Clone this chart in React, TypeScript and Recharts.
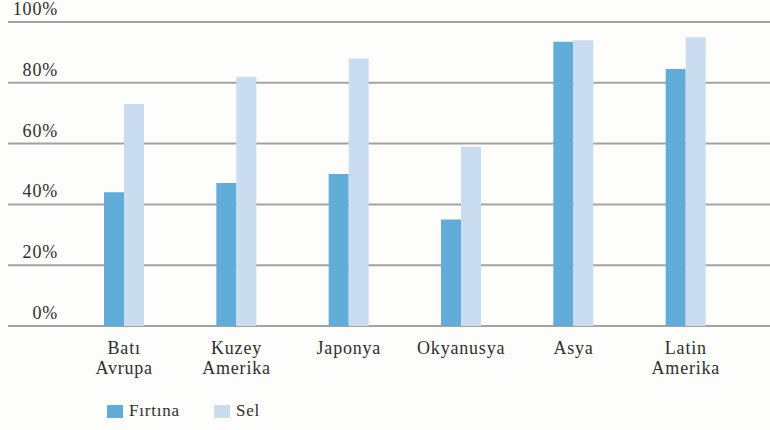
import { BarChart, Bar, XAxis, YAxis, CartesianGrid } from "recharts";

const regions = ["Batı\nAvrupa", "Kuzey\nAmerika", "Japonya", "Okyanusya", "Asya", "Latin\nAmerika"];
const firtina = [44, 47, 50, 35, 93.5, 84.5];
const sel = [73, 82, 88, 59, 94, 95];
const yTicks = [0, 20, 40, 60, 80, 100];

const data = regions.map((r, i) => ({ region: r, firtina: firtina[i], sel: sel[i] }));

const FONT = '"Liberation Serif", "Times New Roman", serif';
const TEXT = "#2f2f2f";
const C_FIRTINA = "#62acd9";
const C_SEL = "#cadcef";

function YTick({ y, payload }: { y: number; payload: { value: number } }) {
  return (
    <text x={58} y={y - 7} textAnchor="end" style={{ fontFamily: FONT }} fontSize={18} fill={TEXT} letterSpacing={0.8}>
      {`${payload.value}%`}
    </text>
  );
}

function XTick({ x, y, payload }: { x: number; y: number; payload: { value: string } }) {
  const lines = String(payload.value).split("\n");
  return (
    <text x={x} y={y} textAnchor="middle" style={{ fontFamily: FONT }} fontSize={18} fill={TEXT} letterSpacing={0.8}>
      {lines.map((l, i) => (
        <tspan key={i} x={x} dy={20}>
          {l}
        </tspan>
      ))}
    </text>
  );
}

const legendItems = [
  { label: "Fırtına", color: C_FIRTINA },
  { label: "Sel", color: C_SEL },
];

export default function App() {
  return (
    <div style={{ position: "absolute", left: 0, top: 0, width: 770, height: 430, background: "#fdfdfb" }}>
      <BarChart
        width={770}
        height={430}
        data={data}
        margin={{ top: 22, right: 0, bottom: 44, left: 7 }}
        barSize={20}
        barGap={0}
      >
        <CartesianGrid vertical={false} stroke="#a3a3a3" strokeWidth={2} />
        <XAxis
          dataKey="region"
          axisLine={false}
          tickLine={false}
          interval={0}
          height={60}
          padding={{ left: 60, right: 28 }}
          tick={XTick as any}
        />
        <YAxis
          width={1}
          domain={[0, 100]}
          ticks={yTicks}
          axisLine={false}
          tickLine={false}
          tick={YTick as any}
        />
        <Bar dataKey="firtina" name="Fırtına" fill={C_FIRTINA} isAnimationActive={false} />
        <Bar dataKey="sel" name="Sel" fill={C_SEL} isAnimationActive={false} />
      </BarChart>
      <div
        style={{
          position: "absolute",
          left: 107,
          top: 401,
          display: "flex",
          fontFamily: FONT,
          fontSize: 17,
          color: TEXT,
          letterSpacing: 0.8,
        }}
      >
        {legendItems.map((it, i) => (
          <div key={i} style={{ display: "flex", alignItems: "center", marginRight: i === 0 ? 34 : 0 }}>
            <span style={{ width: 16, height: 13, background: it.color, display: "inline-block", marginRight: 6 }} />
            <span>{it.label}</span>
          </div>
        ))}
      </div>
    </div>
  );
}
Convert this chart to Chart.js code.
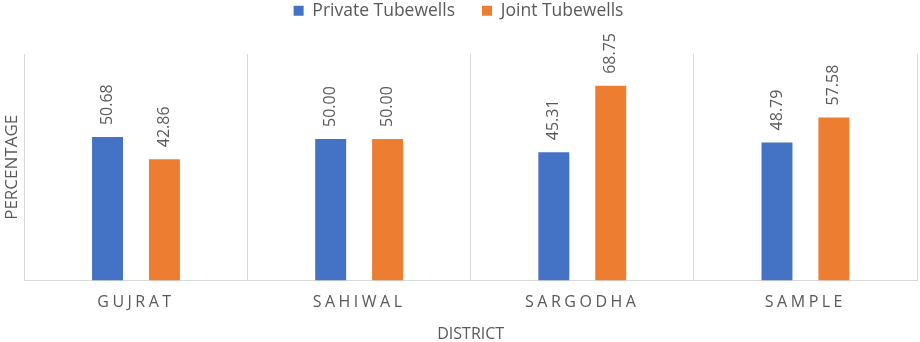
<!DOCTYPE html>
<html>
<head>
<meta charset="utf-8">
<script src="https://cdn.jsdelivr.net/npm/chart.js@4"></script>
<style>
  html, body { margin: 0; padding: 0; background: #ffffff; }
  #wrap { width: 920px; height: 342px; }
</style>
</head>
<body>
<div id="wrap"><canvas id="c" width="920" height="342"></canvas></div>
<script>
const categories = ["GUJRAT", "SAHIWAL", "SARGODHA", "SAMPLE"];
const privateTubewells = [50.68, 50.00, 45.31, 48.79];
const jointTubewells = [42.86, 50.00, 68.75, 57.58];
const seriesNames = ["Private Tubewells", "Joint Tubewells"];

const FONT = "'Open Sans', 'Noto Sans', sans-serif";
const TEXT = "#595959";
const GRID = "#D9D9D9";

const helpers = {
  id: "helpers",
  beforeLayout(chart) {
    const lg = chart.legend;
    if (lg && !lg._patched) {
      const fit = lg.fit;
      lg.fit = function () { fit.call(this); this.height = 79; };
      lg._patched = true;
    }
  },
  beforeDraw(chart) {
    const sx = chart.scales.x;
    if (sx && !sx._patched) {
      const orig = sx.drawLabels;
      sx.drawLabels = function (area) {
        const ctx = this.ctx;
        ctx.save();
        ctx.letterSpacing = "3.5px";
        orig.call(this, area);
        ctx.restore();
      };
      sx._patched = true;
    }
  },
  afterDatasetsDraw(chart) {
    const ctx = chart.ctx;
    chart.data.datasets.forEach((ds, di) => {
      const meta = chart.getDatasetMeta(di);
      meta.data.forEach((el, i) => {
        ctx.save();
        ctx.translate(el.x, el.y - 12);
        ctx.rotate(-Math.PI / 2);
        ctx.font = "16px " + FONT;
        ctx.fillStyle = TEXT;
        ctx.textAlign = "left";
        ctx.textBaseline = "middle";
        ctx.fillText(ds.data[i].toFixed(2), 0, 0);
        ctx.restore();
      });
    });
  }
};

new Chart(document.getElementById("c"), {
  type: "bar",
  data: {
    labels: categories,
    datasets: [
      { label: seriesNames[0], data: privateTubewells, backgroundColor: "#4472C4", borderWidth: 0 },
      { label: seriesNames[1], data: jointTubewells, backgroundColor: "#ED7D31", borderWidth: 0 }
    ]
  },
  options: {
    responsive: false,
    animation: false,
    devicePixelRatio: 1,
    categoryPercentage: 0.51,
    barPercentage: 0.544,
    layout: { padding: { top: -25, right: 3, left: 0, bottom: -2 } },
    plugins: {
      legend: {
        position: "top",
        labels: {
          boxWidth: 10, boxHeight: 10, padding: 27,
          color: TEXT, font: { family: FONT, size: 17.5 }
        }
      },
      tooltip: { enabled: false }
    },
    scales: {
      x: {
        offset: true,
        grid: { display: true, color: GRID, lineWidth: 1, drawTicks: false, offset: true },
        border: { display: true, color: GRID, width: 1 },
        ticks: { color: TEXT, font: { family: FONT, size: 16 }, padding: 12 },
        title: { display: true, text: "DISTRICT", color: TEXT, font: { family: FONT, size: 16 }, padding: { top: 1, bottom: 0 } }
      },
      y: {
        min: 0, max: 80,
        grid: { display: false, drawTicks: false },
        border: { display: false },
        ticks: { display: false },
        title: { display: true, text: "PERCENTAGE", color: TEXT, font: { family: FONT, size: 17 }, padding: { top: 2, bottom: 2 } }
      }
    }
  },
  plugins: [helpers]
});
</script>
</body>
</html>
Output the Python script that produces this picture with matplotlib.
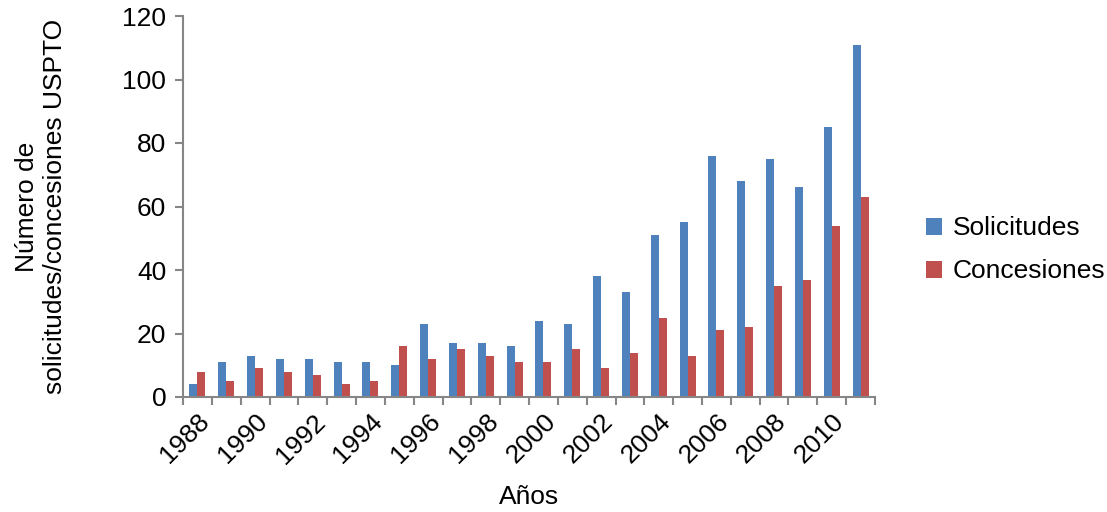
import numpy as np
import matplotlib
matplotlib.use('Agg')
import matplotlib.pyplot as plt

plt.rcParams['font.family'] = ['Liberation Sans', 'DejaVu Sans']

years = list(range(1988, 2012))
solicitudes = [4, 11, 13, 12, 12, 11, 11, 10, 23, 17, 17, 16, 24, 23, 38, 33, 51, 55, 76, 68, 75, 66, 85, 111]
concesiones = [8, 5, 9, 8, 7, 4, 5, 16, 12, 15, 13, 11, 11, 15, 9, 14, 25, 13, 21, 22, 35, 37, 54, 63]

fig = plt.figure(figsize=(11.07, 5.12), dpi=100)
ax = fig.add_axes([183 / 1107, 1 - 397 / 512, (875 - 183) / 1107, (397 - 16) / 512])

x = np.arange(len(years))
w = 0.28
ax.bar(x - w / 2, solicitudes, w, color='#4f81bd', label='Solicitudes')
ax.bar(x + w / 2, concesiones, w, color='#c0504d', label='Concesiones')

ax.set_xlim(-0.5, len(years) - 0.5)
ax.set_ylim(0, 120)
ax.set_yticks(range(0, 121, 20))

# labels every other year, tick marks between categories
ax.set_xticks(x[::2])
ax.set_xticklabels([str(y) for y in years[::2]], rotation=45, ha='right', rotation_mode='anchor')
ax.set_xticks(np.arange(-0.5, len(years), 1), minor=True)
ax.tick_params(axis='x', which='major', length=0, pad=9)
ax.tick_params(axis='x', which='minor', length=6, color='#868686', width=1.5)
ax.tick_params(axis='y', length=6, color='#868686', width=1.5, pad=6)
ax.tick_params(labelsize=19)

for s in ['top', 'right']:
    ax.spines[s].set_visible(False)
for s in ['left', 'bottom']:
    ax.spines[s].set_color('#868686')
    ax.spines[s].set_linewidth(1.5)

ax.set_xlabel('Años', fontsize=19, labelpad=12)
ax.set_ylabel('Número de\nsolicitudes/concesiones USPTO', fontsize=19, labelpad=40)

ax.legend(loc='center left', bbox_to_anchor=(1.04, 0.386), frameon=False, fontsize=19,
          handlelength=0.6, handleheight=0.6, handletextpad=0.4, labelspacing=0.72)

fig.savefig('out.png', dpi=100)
# # # # #
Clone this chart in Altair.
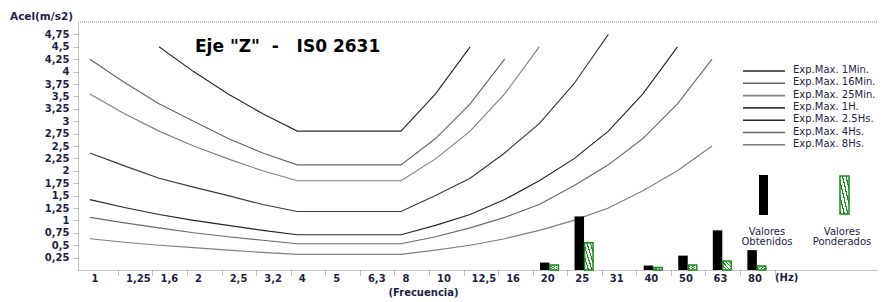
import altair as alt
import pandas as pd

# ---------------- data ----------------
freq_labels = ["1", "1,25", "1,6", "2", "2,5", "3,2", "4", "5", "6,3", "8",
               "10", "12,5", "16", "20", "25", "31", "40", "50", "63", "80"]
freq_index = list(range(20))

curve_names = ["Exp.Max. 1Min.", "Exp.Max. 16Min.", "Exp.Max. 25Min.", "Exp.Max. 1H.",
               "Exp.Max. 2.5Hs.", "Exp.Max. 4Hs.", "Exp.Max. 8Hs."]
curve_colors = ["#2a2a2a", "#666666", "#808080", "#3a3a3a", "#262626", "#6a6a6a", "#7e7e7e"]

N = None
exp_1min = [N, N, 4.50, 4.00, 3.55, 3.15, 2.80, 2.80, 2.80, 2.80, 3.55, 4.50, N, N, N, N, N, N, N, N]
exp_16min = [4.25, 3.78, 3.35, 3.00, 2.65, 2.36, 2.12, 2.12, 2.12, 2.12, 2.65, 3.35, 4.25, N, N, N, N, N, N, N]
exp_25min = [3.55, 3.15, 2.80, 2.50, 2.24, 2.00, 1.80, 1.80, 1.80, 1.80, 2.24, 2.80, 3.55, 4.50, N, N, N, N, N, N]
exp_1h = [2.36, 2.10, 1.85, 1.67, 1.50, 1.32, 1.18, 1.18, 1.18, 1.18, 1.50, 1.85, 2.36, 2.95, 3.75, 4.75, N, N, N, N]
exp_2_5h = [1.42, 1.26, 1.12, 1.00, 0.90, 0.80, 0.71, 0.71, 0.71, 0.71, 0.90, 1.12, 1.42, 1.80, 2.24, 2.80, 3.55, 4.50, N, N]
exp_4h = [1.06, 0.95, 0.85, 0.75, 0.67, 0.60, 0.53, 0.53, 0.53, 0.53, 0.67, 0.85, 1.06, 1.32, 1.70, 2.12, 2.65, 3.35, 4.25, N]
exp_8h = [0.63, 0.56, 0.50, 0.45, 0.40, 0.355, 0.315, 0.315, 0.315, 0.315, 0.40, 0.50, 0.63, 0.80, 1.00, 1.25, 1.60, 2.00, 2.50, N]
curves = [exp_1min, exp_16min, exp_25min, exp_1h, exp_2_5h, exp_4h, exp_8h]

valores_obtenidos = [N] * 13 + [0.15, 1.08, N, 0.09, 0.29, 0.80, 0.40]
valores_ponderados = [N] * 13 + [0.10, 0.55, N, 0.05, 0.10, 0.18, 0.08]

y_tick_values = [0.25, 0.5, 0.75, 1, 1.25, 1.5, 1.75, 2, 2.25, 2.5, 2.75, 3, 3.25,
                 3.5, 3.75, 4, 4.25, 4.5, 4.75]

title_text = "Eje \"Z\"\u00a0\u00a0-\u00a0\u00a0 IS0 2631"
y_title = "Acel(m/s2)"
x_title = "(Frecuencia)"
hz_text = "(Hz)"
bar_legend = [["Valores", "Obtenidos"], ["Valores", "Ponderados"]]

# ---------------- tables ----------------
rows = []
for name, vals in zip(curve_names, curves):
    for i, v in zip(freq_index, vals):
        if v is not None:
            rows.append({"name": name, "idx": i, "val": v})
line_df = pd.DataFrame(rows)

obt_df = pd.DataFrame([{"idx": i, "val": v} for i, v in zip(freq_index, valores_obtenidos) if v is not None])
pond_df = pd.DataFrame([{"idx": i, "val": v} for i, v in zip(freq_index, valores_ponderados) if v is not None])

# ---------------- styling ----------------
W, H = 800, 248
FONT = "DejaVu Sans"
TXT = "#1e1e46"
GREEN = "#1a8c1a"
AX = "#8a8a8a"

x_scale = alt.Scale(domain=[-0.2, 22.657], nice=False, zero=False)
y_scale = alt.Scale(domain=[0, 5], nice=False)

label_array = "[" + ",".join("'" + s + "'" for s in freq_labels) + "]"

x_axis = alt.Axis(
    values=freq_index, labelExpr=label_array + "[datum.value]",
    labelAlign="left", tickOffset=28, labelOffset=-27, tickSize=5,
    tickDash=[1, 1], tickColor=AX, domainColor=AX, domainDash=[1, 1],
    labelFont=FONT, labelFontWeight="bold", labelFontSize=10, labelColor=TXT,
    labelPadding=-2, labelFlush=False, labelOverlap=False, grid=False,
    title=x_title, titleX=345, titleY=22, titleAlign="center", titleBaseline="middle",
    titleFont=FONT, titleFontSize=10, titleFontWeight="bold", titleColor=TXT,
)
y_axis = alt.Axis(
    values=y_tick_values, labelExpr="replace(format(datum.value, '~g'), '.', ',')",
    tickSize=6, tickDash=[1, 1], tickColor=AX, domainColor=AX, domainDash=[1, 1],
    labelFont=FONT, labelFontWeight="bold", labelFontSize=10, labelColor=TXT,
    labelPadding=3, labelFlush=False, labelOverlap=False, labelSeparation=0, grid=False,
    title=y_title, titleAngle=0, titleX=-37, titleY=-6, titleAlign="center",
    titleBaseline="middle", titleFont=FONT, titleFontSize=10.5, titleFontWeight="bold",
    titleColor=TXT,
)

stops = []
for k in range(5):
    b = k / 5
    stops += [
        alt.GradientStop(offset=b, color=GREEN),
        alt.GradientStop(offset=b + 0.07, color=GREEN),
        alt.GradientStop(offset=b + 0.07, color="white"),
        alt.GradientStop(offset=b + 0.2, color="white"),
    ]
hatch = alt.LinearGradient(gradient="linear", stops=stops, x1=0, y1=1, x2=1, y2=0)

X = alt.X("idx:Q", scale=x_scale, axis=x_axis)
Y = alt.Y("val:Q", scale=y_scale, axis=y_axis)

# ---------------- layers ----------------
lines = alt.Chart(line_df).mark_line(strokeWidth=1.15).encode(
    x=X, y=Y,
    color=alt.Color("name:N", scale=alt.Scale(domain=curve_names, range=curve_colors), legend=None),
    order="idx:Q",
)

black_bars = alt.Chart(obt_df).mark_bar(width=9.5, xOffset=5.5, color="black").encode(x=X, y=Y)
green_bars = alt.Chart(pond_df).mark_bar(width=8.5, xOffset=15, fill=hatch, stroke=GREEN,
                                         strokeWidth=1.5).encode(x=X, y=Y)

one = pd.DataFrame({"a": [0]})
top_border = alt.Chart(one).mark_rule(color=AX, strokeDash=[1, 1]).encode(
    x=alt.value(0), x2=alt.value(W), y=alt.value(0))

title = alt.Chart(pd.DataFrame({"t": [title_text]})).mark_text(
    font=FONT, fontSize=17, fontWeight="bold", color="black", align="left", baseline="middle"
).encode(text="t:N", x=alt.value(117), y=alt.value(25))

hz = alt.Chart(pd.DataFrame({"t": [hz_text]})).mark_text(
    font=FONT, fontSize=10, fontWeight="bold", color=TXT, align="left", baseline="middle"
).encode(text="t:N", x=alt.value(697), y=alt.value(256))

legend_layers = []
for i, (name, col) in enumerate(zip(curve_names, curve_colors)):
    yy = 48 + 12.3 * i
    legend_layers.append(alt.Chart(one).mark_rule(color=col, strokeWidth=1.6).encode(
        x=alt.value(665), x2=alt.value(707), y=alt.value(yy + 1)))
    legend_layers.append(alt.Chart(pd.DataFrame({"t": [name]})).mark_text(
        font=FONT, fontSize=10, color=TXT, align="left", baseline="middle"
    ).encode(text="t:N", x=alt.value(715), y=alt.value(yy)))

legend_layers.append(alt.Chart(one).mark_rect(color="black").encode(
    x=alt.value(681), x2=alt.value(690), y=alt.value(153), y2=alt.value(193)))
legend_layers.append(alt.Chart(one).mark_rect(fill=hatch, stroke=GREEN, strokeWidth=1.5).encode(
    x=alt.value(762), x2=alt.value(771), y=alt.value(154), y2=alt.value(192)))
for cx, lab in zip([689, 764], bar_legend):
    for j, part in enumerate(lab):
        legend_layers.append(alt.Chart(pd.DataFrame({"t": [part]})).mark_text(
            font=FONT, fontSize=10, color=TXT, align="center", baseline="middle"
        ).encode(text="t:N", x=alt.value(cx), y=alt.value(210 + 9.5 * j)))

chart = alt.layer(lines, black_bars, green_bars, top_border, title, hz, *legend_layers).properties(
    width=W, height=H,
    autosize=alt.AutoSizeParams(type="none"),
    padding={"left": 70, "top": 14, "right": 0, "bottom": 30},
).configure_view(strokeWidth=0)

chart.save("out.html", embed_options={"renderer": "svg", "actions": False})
# # # # #
Using the entries above, reproduce word for word only the lines from the one that contains "Clone this chart in Altair." to the one that contains "line_df = pd.DataFrame(rows)", both ends included, and drop every picture.

(Complete response):
Clone this chart in Altair.
import altair as alt
import pandas as pd

# ---------------- data ----------------
freq_labels = ["1", "1,25", "1,6", "2", "2,5", "3,2", "4", "5", "6,3", "8",
               "10", "12,5", "16", "20", "25", "31", "40", "50", "63", "80"]
freq_index = list(range(20))

curve_names = ["Exp.Max. 1Min.", "Exp.Max. 16Min.", "Exp.Max. 25Min.", "Exp.Max. 1H.",
               "Exp.Max. 2.5Hs.", "Exp.Max. 4Hs.", "Exp.Max. 8Hs."]
curve_colors = ["#2a2a2a", "#666666", "#808080", "#3a3a3a", "#262626", "#6a6a6a", "#7e7e7e"]

N = None
exp_1min = [N, N, 4.50, 4.00, 3.55, 3.15, 2.80, 2.80, 2.80, 2.80, 3.55, 4.50, N, N, N, N, N, N, N, N]
exp_16min = [4.25, 3.78, 3.35, 3.00, 2.65, 2.36, 2.12, 2.12, 2.12, 2.12, 2.65, 3.35, 4.25, N, N, N, N, N, N, N]
exp_25min = [3.55, 3.15, 2.80, 2.50, 2.24, 2.00, 1.80, 1.80, 1.80, 1.80, 2.24, 2.80, 3.55, 4.50, N, N, N, N, N, N]
exp_1h = [2.36, 2.10, 1.85, 1.67, 1.50, 1.32, 1.18, 1.18, 1.18, 1.18, 1.50, 1.85, 2.36, 2.95, 3.75, 4.75, N, N, N, N]
exp_2_5h = [1.42, 1.26, 1.12, 1.00, 0.90, 0.80, 0.71, 0.71, 0.71, 0.71, 0.90, 1.12, 1.42, 1.80, 2.24, 2.80, 3.55, 4.50, N, N]
exp_4h = [1.06, 0.95, 0.85, 0.75, 0.67, 0.60, 0.53, 0.53, 0.53, 0.53, 0.67, 0.85, 1.06, 1.32, 1.70, 2.12, 2.65, 3.35, 4.25, N]
exp_8h = [0.63, 0.56, 0.50, 0.45, 0.40, 0.355, 0.315, 0.315, 0.315, 0.315, 0.40, 0.50, 0.63, 0.80, 1.00, 1.25, 1.60, 2.00, 2.50, N]
curves = [exp_1min, exp_16min, exp_25min, exp_1h, exp_2_5h, exp_4h, exp_8h]

valores_obtenidos = [N] * 13 + [0.15, 1.08, N, 0.09, 0.29, 0.80, 0.40]
valores_ponderados = [N] * 13 + [0.10, 0.55, N, 0.05, 0.10, 0.18, 0.08]

y_tick_values = [0.25, 0.5, 0.75, 1, 1.25, 1.5, 1.75, 2, 2.25, 2.5, 2.75, 3, 3.25,
                 3.5, 3.75, 4, 4.25, 4.5, 4.75]

title_text = "Eje \"Z\"\u00a0\u00a0-\u00a0\u00a0 IS0 2631"
y_title = "Acel(m/s2)"
x_title = "(Frecuencia)"
hz_text = "(Hz)"
bar_legend = [["Valores", "Obtenidos"], ["Valores", "Ponderados"]]

# ---------------- tables ----------------
rows = []
for name, vals in zip(curve_names, curves):
    for i, v in zip(freq_index, vals):
        if v is not None:
            rows.append({"name": name, "idx": i, "val": v})
line_df = pd.DataFrame(rows)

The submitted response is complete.